Europe's budget rules were facing their biggest challenge on Monday, in the face of Gerhard Schröder's plan to press ahead with tax cuts despite Germany's yawning budget deficit.The European Commission warned that Mr Schröder's strategy was risky and economists claimed the EU's stability and growth pact had in effect been suspended.....

But there is a growing sense among EU policymakers that the risks of deflation are more significant than the dangers of violating a pact that Germany helped to design. Pedro Solbes, EU monetary affairs commissioner, travels to Berlin on Tuesday for talks with Hans Eichel, German finance minister, to discuss the decision to cut income taxes by an extra €15.5bn next year. Mr Solbes's spokesman said Brussels acknowledged Mr Eichel's promise to find savings to fund the cuts, but added: "There are risks to this scenario."

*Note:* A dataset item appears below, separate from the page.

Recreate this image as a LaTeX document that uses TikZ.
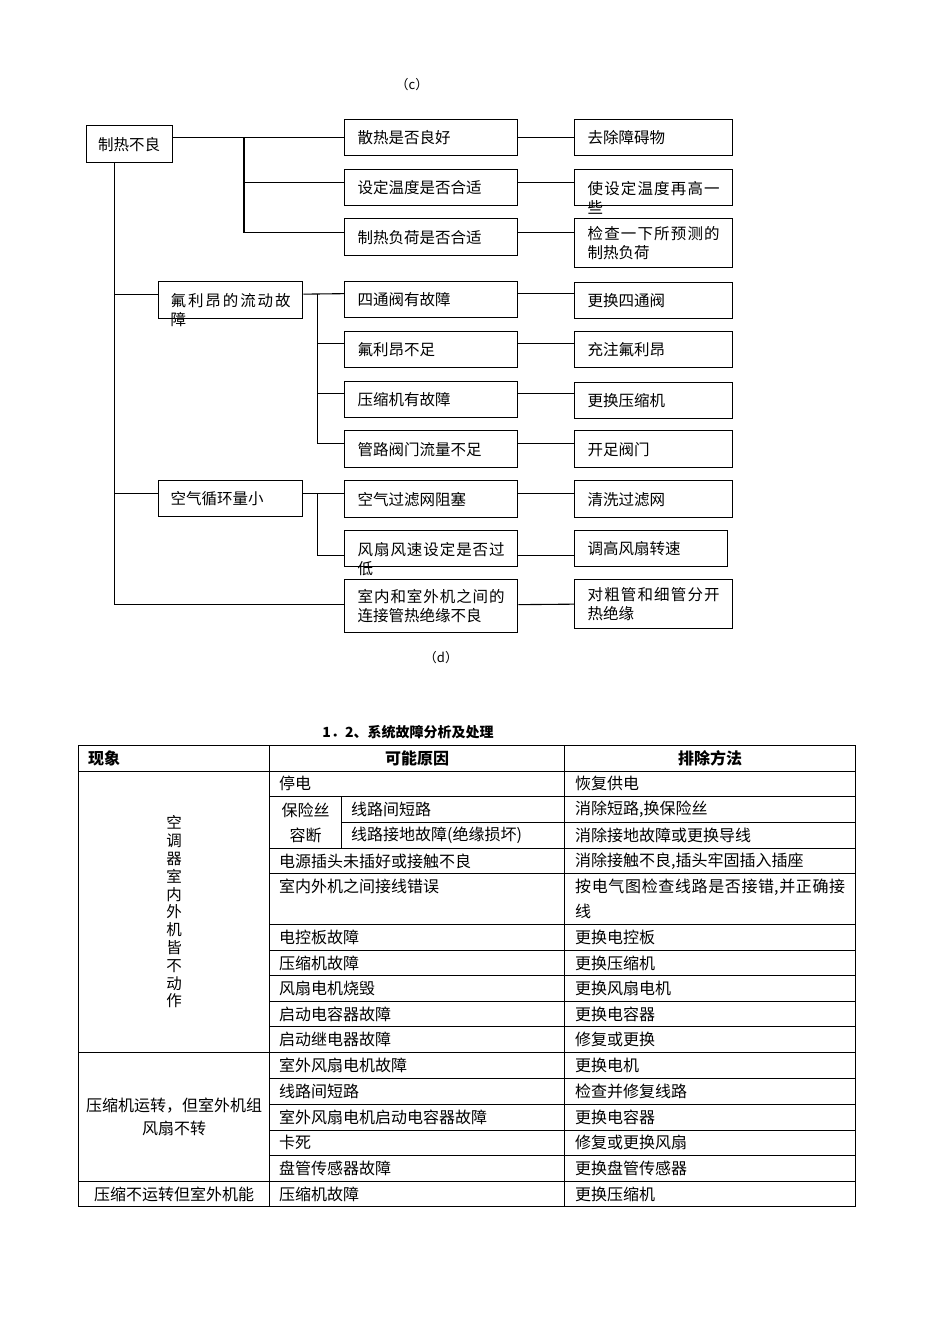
\documentclass[tikz,border=0pt]{standalone}
\usepackage{fontspec}
\setmainfont{Noto Sans CJK SC}
\XeTeXlinebreaklocale "zh"
\XeTeXlinebreakskip=0pt plus 2pt
\newcommand{\boxfont}{\fontsize{15.5}{19}\selectfont}
\newcommand{\cellfont}{\fontsize{16}{25}\selectfont}

\begin{document}
\begin{tikzpicture}[x=1pt, y=-1pt,
    box/.style={rectangle, draw, line width=1.3pt, anchor=north west, inner xsep=13pt, inner ysep=0pt, font=\boxfont, align=justify, text width=147pt, minimum height=36pt},
    fix/.style={box, text width=132pt},
    group/.style={box, inner xsep=12pt, text width=120pt},
    spill/.style={text depth=0pt},
    line/.style={draw, line width=1.1pt},
    grid/.style={draw, line width=1pt},
    cell/.style={anchor=west, inner sep=0pt, font=\cellfont},
    head/.style={inner sep=0pt, font=\cellfont\bfseries},
    caption/.style={inner sep=0pt, font=\fontsize{13}{15}\selectfont}
]
    \useasboundingbox [fill=white] (0,0) rectangle (950,1344);

    % Fault tree
    \node [caption] (capc) at (412,85) {（c）};
    \node [box, inner xsep=11.5pt, text width=63pt, minimum height=37pt] (root) at (86,125) {制热不良};
    \node [group, spill, minimum height=37pt] (freon) at (158,281) {氟利昂的流动故障};
    \node [group] (air) at (158,480) {空气循环量小};

    % Causes
    \node [box] (heat) at (344,119) {散热是否良好};
    \node [box] (temp) at (344,169) {设定温度是否合适};
    \node [box, minimum height=37pt] (load) at (344,218) {制热负荷是否合适};
    \node [box] (valve) at (344,281) {四通阀有故障};
    \node [box] (lack) at (344,331) {氟利昂不足};
    \node [box] (comp) at (344,381) {压缩机有故障};
    \node [box, minimum height=37pt] (pipe) at (344,430) {管路阀门流量不足};
    \node [box, minimum height=37pt] (filter) at (344,480) {空气过滤网阻塞};
    \node [box, spill] (fan) at (344,530) {风扇风速设定是否过低};
    \node [box, minimum height=53pt] (insul) at (344,579) {室内和室外机之间的连接管热绝缘不良};

    % Remedies
    \node [fix] (clear) at (574,119) {去除障碍物};
    \node [fix, spill] (raise) at (574,169) {使设定温度再高一些};
    \node [fix, minimum height=49pt] (check) at (574,218) {检查一下所预测的制热负荷};
    \node [fix] (newvalve) at (574,282) {更换四通阀};
    \node [fix] (charge) at (574,331) {充注氟利昂};
    \node [fix] (newcomp) at (574,382) {更换压缩机};
    \node [fix, minimum height=37pt] (open) at (574,430) {开足阀门};
    \node [fix, minimum height=37pt] (wash) at (574,480) {清洗过滤网};
    \node [fix, text width=127pt] (speed) at (574,530) {调高风扇转速};
    \node [fix, minimum height=49pt] (wrap) at (574,579) {对粗管和细管分开热绝缘};
    \node [caption] (capd) at (441,658) {（d）};

    % Junctions
    \coordinate (j1) at (244,137);
    \coordinate (t0) at ([xshift=-15pt]root.south);
    \coordinate (j2) at ([xshift=14pt, yshift=6pt]freon.east);
    \coordinate (j3) at ([xshift=14pt, yshift=5pt]air.east);

    % Root branches
    \path [line] (root.east |- heat.west) -- (heat.west);
    \path [line] (j1) |- ([yshift=5pt]temp.west);
    \path [line] (j1) |- ([yshift=4.5pt]load.west);
    \path [line] (t0) |- ([yshift=6pt]freon.west);
    \path [line] (t0) |- ([yshift=5pt]air.west);
    \path [line] (t0) |- ([yshift=1.5pt]insul.west);

    % Group branches
    \path [line] ([yshift=6pt]freon.east) -- ([yshift=6pt]valve.west);
    \path [line] (j2) |- ([yshift=6pt]lack.west);
    \path [line] (j2) |- ([yshift=6pt]comp.west);
    \path [line] (j2) |- ([yshift=5.5pt]pipe.west);
    \path [line] ([yshift=5pt]air.east) -- ([yshift=5.5pt]filter.west);
    \path [line] (j3) |- ([yshift=-7pt]fan.west);

    % Cause to remedy
    \path [line] (heat.east) -- (clear.west);
    \path [line] ([yshift=5pt]temp.east) -- ([yshift=5pt]raise.west);
    \path [line] ([yshift=4.5pt]load.east) -- ([yshift=10.5pt]check.west);
    \path [line] ([yshift=6pt]valve.east) -- ([yshift=7pt]newvalve.west);
    \path [line] ([yshift=6pt]lack.east) -- ([yshift=6pt]charge.west);
    \path [line] ([yshift=6pt]comp.east) -- ([yshift=7pt]newcomp.west);
    \path [line] ([yshift=5.5pt]pipe.east) -- ([yshift=5.5pt]open.west);
    \path [line] ([yshift=5.5pt]filter.east) -- ([yshift=5.5pt]wash.west);
    \path [line] ([yshift=-7pt]fan.east) -- ([yshift=-7pt]speed.west);
    \path [line] ([yshift=1.5pt]insul.east) -- (wrap.west);

    % Table
    \node [head, font=\fontsize{14}{16}\selectfont\bfseries] (title) at (408,732) {1．2、系统故障分析及处理};
    \draw [grid] (78,745.7) rectangle (855.3,1206.7);
    \draw [grid] (269.3,745.7) -- (269.3,1206.7) (564.3,745.7) -- (564.3,1206.7) (341.7,796.3) -- (341.7,848);
    \draw [grid] (78,771) -- (855.3,771) (78,1052.7) -- (855.3,1052.7) (78,1181) -- (855.3,1181);
    \draw [grid] (341.7,822.3) -- (855.3,822.3)
        (269.3,796.3) -- (855.3,796.3) (269.3,848) -- (855.3,848)
        (269.3,873.7) -- (855.3,873.7) (269.3,924.3) -- (855.3,924.3)
        (269.3,950) -- (855.3,950) (269.3,975.7) -- (855.3,975.7)
        (269.3,1001.3) -- (855.3,1001.3) (269.3,1026.7) -- (855.3,1026.7)
        (269.3,1078.3) -- (855.3,1078.3) (269.3,1104.3) -- (855.3,1104.3)
        (269.3,1130) -- (855.3,1130) (269.3,1155.7) -- (855.3,1155.7);

    % Header
    \node [head, anchor=west] (h1) at (88,758) {现象};
    \node [head] (h2) at (417,758) {可能原因};
    \node [head] (h3) at (710,758) {排除方法};

    % Symptoms
    \node [cell, anchor=center, align=center, font=\fontsize{15.5}{17.8}\selectfont] (p1) at (174,912) {空\\调\\器\\室\\内\\外\\机\\皆\\不\\动\\作};
    \node [cell, anchor=center, align=center, font=\fontsize{16}{23}\selectfont] (p2) at (174,1117) {压缩机运转，但室外机组\\风扇不转};
    \node [cell, anchor=center] (p3) at (174,1194) {压缩不运转但室外机能};

    % Causes
    \node [cell] (c1) at (279,783.7) {停电};
    \node [cell, anchor=center] (fuse1) at (305.5,810) {保险丝};
    \node [cell, anchor=center] (fuse2) at (305.5,835) {容断};
    \node [cell] (c2) at (351,809.3) {线路间短路};
    \node [cell] (c3) at (351,835.2) {线路接地故障(绝缘损坏)};
    \node [cell] (c4) at (279,860.9) {电源插头未插好或接触不良};
    \node [cell] (c5) at (279,886.7) {室内外机之间接线错误};
    \node [cell] (c6) at (279,937.2) {电控板故障};
    \node [cell] (c7) at (279,962.9) {压缩机故障};
    \node [cell] (c8) at (279,988.5) {风扇电机烧毁};
    \node [cell] (c9) at (279,1014) {启动电容器故障};
    \node [cell] (c10) at (279,1039.7) {启动继电器故障};
    \node [cell] (c11) at (279,1065.5) {室外风扇电机故障};
    \node [cell] (c12) at (279,1091.3) {线路间短路};
    \node [cell] (c13) at (279,1117.2) {室外风扇电机启动电容器故障};
    \node [cell] (c14) at (279,1142.9) {卡死};
    \node [cell] (c15) at (279,1168.4) {盘管传感器故障};
    \node [cell] (c16) at (279,1193.9) {压缩机故障};

    % Remedies
    \node [cell] (r1) at (575,783.7) {恢复供电};
    \node [cell] (r2) at (575,809.3) {消除短路,换保险丝};
    \node [cell] (r3) at (575,835.2) {消除接地故障或更换导线};
    \node [cell] (r4) at (575,860.9) {消除接触不良,插头牢固插入插座};
    \node [cell, anchor=base west, text width=270pt, align=justify] (r5) at (575,892.4) {按电气图检查线路是否接错,并正确接线};
    \node [cell] (r6) at (575,937.2) {更换电控板};
    \node [cell] (r7) at (575,962.9) {更换压缩机};
    \node [cell] (r8) at (575,988.5) {更换风扇电机};
    \node [cell] (r9) at (575,1014) {更换电容器};
    \node [cell] (r10) at (575,1039.7) {修复或更换};
    \node [cell] (r11) at (575,1065.5) {更换电机};
    \node [cell] (r12) at (575,1091.3) {检查并修复线路};
    \node [cell] (r13) at (575,1117.2) {更换电容器};
    \node [cell] (r14) at (575,1142.9) {修复或更换风扇};
    \node [cell] (r15) at (575,1168.4) {更换盘管传感器};
    \node [cell] (r16) at (575,1193.9) {更换压缩机};

\end{tikzpicture}
\end{document}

Germany's support for tax cuts as a means of relaunching economic growth was welcomed in France. A senior member of the French government said the move would make it easier to pursue President Jacques Chirac's year-old electoral pledge to cut taxes despite France's own widening deficit. But many smaller countries that have cut spending to comply with the pact are alarmed by the apparent ability of Germany and France to breach it. José Manuel Dura~o Barroso, Portuguese prime minister, said recently: "When we sign a pact, we have to respect it."

"If anything, these latest developments act as a signal that the pact, as it stands now, will not last long. It is likely to be substantially revamped in due course," said Jacques Delpla of Barclays Capital. Officially, Berlin and Brussels say Germany will bring its deficit below 3 per cent of GDP next year, thus averting a crisis in the stability pact. But that forecast is based on GDP growth of 2 per cent in 2004 - way above consensus forecasts of 1.5 per cent.